**EXERCISE**
Without including any images, repeat the data exactly.

**STORED DATA**
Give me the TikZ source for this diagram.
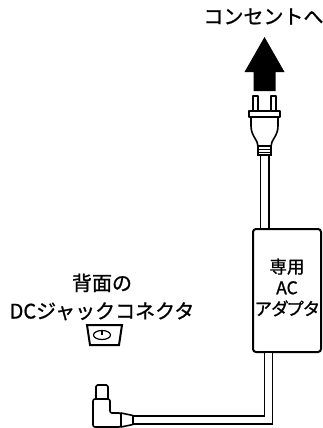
\documentclass[tikz,border=0pt]{standalone}
\usepackage{fontspec}
\newfontfamily\jp[FakeBold=1.0]{Noto Sans CJK JP}
\newfontfamily\jpp[FakeBold=1.0,RawFeature=+palt]{Noto Sans CJK JP}
\begin{document}
\begin{tikzpicture}[x=1pt,y=-1pt,
  ol/.style={line width=1.6pt, line join=round},
  cord/.style={line width=1.5pt, double=white, double distance=7pt, line join=miter},
  cordb/.style={line width=1.5pt, double=white, double distance=6.5pt, line join=miter},
  lbl/.style={font=\jp\fontsize{20}{28}\selectfont, align=center, inner sep=0pt},
  adlbl/.style={font=\jp\fontsize{17.5}{21}\selectfont, align=center, inner sep=0pt}]
\useasboundingbox (0,0) rectangle (323,428);

% label
\node[lbl] (outlet) at (263.5,16.5) {コンセントへ};

% arrow
\fill (264.5,37) -- (284.5,72) -- (275.5,72) -- (275.5,91) -- (253.5,91) -- (253.5,72) -- (244.5,72) -- cycle;

% plug
\draw[ol, fill=white] (253,96) rectangle (258,112);
\draw[ol, fill=white] (271,96) rectangle (276,112);
\draw[ol, fill=white] (251,116) -- (251,126) .. controls (251,136) and (258,140) .. (258,146) -- (271,146) .. controls (271,140) and (278,136) .. (278,126) -- (278,116);
\draw[ol, fill=white] (249,111) rectangle (280,117);
\node[draw, line width=1.4pt, fill=white, minimum width=13pt, minimum height=9pt, inner sep=0pt] (grip) at (264.5,150.5) {};
\draw[line width=1pt] (258,149) -- (271,149) (258,152) -- (271,152);

% adapter
\node[draw, line width=2pt, rounded corners=3pt, minimum width=68pt, minimum height=123pt, inner sep=0pt] (adapter) at (287,290.5) {};
\node[adlbl] (adlabel) at (287,287.5) {専用\\AC\\{\jpp アダプタ}};

% upper cord
\draw[cord] (grip.south) -- (grip.south |- adapter.north);

% lower cord
\coordinate (bend) at (268.5,420);
\coordinate (sleeveend) at (133,420);
\draw[cordb] (bend |- adapter.south) -- (bend) -- (sleeveend);

% L connector
\draw[ol, fill=white, rounded corners=1.5pt] (96,399) -- (96,385) -- (108,385) -- (108,399);
\draw[ol, fill=white, rounded corners=2pt] (93,399) -- (110,399) -- (110,413) -- (121,413) -- (121,427) -- (93,427) -- cycle;
\draw[ol, fill=white] (121,413) -- (133,415.5) -- (133,424.5) -- (121,427) -- cycle;

% jack label and icon
\node[lbl] (jack) at (102,297) {背面の\\DCジャックコネクタ};
\draw[line width=2pt, line join=miter] (87,325) -- (122,325) -- (119,345) -- (90,345) -- cycle;
\draw[line width=1.2pt] (102,335) ellipse (8.5 and 4.5);
\draw[line width=1.2pt] (102,330.5) -- (102,335);
\end{tikzpicture}
\end{document}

**RESULT OF THE TASK**
Give me the TikZ source for this diagram.
\documentclass[tikz,border=0pt]{standalone}
\usepackage{fontspec}
\newfontfamily\jp[FakeBold=1.0]{Noto Sans CJK JP}
\newfontfamily\jpp[FakeBold=1.0,RawFeature=+palt]{Noto Sans CJK JP}
\begin{document}
\begin{tikzpicture}[x=1pt,y=-1pt,
  ol/.style={line width=1.6pt, line join=round},
  cord/.style={line width=1.5pt, double=white, double distance=7pt, line join=miter},
  cordb/.style={line width=1.5pt, double=white, double distance=6.5pt, line join=miter},
  lbl/.style={font=\jp\fontsize{20}{28}\selectfont, align=center, inner sep=0pt},
  adlbl/.style={font=\jp\fontsize{17.5}{21}\selectfont, align=center, inner sep=0pt}]
\useasboundingbox (0,0) rectangle (323,428);

% label
\node[lbl] (outlet) at (263.5,16.5) {コンセントへ};

% arrow
\fill (264.5,37) -- (284.5,72) -- (275.5,72) -- (275.5,91) -- (253.5,91) -- (253.5,72) -- (244.5,72) -- cycle;

% plug
\draw[ol, fill=white] (253,96) rectangle (258,112);
\draw[ol, fill=white] (271,96) rectangle (276,112);
\draw[ol, fill=white] (251,116) -- (251,126) .. controls (251,136) and (258,140) .. (258,146) -- (271,146) .. controls (271,140) and (278,136) .. (278,126) -- (278,116);
\draw[ol, fill=white] (249,111) rectangle (280,117);
\node[draw, line width=1.4pt, fill=white, minimum width=13pt, minimum height=9pt, inner sep=0pt] (grip) at (264.5,150.5) {};
\draw[line width=1pt] (258,149) -- (271,149) (258,152) -- (271,152);

% adapter
\node[draw, line width=2pt, rounded corners=3pt, minimum width=68pt, minimum height=123pt, inner sep=0pt] (adapter) at (287,290.5) {};
\node[adlbl] (adlabel) at (287,287.5) {専用\\AC\\{\jpp アダプタ}};

% upper cord
\draw[cord] (grip.south) -- (grip.south |- adapter.north);

% lower cord
\coordinate (bend) at (268.5,420);
\coordinate (sleeveend) at (133,420);
\draw[cordb] (bend |- adapter.south) -- (bend) -- (sleeveend);

% L connector
\draw[ol, fill=white, rounded corners=1.5pt] (96,399) -- (96,385) -- (108,385) -- (108,399);
\draw[ol, fill=white, rounded corners=2pt] (93,399) -- (110,399) -- (110,413) -- (121,413) -- (121,427) -- (93,427) -- cycle;
\draw[ol, fill=white] (121,413) -- (133,415.5) -- (133,424.5) -- (121,427) -- cycle;

% jack label and icon
\node[lbl] (jack) at (102,297) {背面の\\DCジャックコネクタ};
\draw[line width=2pt, line join=miter] (87,325) -- (122,325) -- (119,345) -- (90,345) -- cycle;
\draw[line width=1.2pt] (102,335) ellipse (8.5 and 4.5);
\draw[line width=1.2pt] (102,330.5) -- (102,335);
\end{tikzpicture}
\end{document}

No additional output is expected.